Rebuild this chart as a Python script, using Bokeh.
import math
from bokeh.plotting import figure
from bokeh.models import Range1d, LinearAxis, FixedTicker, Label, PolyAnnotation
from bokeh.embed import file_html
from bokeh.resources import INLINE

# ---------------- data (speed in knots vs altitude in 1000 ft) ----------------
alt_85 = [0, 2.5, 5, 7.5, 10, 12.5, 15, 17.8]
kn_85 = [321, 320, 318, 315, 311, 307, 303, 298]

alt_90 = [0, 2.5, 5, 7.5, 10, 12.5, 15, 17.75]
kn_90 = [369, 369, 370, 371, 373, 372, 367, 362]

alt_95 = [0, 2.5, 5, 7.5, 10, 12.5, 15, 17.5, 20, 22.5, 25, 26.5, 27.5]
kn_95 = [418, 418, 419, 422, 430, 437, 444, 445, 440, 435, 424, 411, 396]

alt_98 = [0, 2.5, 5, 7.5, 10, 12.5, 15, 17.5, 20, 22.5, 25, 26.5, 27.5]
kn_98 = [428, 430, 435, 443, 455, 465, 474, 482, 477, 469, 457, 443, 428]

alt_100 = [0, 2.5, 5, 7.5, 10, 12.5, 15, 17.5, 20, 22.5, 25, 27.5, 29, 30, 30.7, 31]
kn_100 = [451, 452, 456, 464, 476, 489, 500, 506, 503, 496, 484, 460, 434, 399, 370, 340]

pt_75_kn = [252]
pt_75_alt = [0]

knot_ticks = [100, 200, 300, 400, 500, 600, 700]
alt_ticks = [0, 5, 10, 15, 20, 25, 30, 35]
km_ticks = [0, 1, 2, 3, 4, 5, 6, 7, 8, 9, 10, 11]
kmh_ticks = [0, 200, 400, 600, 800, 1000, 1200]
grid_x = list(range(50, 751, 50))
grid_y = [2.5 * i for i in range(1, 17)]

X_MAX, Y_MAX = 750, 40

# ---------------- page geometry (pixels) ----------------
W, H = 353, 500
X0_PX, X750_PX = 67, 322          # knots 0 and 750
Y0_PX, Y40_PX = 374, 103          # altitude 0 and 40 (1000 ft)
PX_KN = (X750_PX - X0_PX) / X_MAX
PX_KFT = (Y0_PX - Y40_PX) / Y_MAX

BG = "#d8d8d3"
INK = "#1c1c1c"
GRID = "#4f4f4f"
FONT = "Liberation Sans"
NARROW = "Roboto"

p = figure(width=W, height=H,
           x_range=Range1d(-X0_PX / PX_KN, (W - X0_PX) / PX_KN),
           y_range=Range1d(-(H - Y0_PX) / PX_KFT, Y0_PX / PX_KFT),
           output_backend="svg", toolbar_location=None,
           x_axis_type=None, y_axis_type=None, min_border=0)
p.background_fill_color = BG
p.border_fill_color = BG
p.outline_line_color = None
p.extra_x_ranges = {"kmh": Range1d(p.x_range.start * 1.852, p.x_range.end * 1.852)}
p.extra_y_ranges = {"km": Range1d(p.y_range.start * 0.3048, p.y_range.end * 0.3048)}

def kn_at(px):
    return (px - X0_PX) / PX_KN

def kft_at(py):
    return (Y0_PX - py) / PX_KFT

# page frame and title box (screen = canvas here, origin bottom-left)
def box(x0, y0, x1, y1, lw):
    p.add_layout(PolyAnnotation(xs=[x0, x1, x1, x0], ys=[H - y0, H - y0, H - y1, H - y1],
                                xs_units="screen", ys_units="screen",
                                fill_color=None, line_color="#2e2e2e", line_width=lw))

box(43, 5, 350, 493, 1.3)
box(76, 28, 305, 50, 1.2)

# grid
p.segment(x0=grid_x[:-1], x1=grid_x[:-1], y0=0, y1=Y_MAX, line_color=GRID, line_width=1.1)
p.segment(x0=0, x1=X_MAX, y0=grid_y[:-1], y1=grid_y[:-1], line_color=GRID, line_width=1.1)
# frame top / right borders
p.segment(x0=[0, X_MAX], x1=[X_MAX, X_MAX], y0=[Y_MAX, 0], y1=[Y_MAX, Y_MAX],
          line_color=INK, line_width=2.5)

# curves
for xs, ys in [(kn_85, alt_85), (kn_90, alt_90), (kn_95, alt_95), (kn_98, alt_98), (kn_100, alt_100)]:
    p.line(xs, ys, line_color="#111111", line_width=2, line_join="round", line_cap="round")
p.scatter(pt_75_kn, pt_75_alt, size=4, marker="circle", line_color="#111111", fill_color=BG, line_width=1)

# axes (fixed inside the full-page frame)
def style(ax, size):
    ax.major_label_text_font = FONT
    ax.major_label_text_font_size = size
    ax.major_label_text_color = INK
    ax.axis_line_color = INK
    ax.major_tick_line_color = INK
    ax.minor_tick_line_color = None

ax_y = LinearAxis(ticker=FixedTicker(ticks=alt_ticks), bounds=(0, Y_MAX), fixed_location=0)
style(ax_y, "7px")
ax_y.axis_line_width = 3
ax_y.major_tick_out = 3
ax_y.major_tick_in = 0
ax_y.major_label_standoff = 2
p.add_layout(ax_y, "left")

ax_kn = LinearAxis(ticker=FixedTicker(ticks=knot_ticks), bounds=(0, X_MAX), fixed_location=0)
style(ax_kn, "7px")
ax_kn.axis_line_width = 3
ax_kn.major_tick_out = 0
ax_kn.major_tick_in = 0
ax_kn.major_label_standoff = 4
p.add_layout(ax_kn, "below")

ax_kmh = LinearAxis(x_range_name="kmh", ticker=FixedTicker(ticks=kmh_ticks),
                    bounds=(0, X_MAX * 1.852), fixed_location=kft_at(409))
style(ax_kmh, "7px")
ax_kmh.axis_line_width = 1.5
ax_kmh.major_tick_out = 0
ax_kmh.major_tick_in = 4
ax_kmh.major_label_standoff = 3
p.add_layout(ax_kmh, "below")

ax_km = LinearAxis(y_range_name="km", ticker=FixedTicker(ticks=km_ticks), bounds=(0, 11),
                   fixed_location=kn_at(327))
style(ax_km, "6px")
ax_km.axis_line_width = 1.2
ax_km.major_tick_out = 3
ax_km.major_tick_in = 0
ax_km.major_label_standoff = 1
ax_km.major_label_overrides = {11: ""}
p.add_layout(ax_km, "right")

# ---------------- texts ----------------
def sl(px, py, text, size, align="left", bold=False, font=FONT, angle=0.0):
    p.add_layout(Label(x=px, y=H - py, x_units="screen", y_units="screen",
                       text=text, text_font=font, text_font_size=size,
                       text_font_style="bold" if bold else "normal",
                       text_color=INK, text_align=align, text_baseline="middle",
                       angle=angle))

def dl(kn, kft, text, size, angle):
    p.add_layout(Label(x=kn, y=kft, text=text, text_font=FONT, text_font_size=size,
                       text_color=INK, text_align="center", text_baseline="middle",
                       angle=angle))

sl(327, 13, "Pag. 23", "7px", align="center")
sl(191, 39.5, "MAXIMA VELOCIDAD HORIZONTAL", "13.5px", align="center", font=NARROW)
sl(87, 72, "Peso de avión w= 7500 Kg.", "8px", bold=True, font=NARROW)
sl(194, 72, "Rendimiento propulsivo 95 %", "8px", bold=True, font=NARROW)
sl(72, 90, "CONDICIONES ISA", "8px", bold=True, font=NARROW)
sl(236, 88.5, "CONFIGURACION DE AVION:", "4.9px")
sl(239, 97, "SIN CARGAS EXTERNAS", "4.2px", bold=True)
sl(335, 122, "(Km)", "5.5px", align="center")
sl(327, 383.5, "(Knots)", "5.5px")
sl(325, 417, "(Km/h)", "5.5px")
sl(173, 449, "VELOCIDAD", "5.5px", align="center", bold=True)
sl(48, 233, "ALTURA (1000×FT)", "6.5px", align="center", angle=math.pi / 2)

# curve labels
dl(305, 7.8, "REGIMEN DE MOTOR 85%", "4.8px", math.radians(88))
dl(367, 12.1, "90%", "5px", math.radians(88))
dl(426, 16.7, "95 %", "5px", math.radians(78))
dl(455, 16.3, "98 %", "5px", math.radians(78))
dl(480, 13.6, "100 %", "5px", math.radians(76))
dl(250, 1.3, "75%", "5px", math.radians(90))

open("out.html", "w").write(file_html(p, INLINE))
_____
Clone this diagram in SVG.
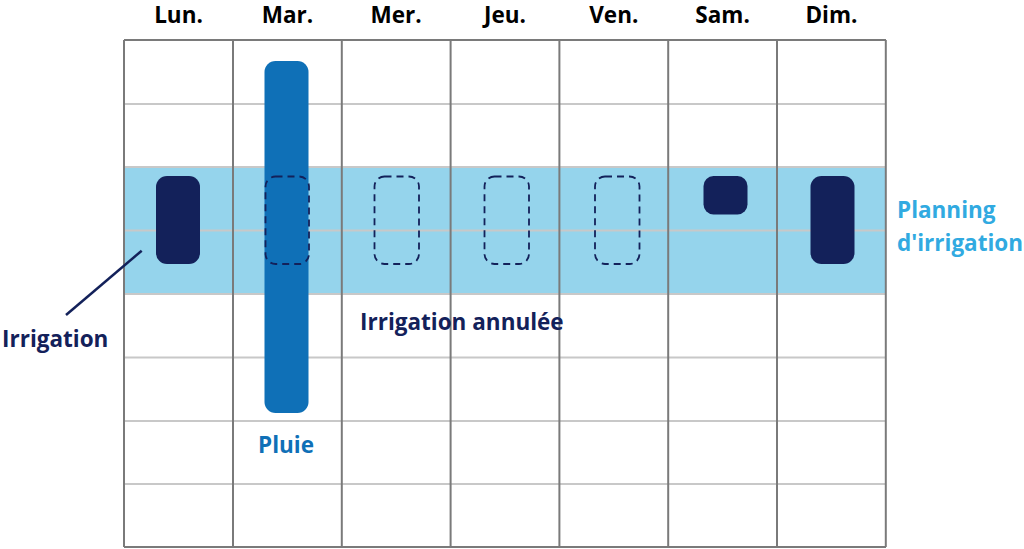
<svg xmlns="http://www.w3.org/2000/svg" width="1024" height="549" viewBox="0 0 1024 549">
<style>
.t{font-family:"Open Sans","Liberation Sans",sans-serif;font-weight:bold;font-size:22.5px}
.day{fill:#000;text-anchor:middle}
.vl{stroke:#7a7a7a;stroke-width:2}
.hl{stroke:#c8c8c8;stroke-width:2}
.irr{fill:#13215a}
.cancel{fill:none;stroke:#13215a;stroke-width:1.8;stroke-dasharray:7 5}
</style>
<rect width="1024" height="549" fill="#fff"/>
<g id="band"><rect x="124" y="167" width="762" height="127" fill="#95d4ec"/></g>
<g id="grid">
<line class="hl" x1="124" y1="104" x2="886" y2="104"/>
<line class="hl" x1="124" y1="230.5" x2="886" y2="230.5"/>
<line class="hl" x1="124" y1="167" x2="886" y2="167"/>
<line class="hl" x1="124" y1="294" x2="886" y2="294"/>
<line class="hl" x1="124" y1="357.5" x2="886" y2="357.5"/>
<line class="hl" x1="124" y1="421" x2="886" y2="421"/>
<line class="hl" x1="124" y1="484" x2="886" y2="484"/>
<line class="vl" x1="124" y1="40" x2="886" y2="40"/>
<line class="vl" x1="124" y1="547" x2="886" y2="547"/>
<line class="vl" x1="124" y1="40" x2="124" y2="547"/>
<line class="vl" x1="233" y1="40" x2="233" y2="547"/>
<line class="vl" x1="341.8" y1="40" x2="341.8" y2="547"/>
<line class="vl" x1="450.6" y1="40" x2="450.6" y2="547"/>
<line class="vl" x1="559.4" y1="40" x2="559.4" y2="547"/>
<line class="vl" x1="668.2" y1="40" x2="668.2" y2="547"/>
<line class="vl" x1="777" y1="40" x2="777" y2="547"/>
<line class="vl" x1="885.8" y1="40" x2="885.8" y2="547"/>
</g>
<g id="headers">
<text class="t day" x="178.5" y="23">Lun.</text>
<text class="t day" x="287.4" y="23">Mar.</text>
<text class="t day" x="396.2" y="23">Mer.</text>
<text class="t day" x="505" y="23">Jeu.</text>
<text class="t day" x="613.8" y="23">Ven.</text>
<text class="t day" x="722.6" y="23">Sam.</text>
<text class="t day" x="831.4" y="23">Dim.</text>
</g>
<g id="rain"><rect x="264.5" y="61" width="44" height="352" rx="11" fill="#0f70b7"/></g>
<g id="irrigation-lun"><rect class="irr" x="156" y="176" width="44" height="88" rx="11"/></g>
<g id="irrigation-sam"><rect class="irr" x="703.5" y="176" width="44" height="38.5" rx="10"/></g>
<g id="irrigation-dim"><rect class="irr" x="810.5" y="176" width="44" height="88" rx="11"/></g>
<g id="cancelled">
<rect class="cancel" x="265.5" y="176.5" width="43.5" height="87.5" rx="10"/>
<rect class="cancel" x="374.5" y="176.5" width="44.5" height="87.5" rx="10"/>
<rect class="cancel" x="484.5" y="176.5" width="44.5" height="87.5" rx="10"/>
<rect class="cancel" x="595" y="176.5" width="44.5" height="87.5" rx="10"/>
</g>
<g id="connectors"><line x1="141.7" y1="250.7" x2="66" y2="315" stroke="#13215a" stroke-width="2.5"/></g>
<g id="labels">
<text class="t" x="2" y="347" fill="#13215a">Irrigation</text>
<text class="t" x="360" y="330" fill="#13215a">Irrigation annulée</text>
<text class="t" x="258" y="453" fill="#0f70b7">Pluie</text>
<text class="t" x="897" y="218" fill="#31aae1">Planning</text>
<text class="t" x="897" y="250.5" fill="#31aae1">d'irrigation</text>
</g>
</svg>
_____
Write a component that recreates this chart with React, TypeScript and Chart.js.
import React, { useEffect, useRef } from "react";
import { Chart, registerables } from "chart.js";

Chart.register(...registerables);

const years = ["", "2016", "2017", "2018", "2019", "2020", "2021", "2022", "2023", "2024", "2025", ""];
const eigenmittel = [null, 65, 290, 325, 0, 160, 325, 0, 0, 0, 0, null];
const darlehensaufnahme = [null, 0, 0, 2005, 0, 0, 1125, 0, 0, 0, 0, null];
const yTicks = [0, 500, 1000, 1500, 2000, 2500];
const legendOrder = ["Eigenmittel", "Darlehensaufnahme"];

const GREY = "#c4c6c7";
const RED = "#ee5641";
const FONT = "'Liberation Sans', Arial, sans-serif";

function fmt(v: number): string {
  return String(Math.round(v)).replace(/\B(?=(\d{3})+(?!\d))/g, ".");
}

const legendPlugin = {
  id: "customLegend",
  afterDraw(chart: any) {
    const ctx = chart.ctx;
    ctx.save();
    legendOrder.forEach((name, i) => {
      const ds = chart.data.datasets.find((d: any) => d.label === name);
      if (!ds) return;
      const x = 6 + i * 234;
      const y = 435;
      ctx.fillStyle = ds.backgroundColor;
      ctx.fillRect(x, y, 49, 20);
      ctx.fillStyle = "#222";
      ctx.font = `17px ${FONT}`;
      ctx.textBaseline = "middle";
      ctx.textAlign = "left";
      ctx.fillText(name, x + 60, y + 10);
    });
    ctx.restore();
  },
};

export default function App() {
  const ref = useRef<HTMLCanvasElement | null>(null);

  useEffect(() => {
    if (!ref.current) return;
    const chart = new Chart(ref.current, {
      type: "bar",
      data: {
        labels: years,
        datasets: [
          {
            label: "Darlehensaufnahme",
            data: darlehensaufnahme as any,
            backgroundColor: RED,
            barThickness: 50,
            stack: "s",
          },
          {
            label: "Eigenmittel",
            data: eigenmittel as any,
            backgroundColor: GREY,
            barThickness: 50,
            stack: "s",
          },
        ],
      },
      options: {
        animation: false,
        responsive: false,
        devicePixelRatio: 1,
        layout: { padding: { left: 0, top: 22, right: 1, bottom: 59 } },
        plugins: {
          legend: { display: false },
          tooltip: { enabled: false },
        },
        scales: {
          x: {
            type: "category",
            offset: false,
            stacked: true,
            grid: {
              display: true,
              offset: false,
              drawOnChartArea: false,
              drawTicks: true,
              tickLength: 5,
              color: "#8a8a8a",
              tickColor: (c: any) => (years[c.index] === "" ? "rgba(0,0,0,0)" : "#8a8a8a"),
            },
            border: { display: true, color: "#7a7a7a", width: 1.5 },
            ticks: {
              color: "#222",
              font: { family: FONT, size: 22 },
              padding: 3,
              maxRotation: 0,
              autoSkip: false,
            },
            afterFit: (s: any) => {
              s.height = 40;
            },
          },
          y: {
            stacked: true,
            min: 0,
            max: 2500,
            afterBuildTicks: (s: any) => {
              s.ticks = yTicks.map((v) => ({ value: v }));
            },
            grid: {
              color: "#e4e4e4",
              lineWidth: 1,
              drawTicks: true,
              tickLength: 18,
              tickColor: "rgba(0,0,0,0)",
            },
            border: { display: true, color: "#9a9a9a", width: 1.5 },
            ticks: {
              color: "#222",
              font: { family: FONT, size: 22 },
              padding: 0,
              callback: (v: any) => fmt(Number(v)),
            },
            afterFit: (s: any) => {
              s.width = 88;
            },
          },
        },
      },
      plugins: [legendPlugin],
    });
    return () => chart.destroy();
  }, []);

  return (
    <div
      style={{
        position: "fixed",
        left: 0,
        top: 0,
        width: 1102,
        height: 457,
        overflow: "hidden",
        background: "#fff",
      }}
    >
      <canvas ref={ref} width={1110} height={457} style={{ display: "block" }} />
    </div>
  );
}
_____
**What you have to do**.
Extract verbatim only those lines that run from the line with "Write a component" to the line with "Chart.register(...registerables);", inclusive.

**Reply**.
Write a component that recreates this chart with React, TypeScript and Chart.js.
import React, { useEffect, useRef } from "react";
import { Chart, registerables } from "chart.js";

Chart.register(...registerables);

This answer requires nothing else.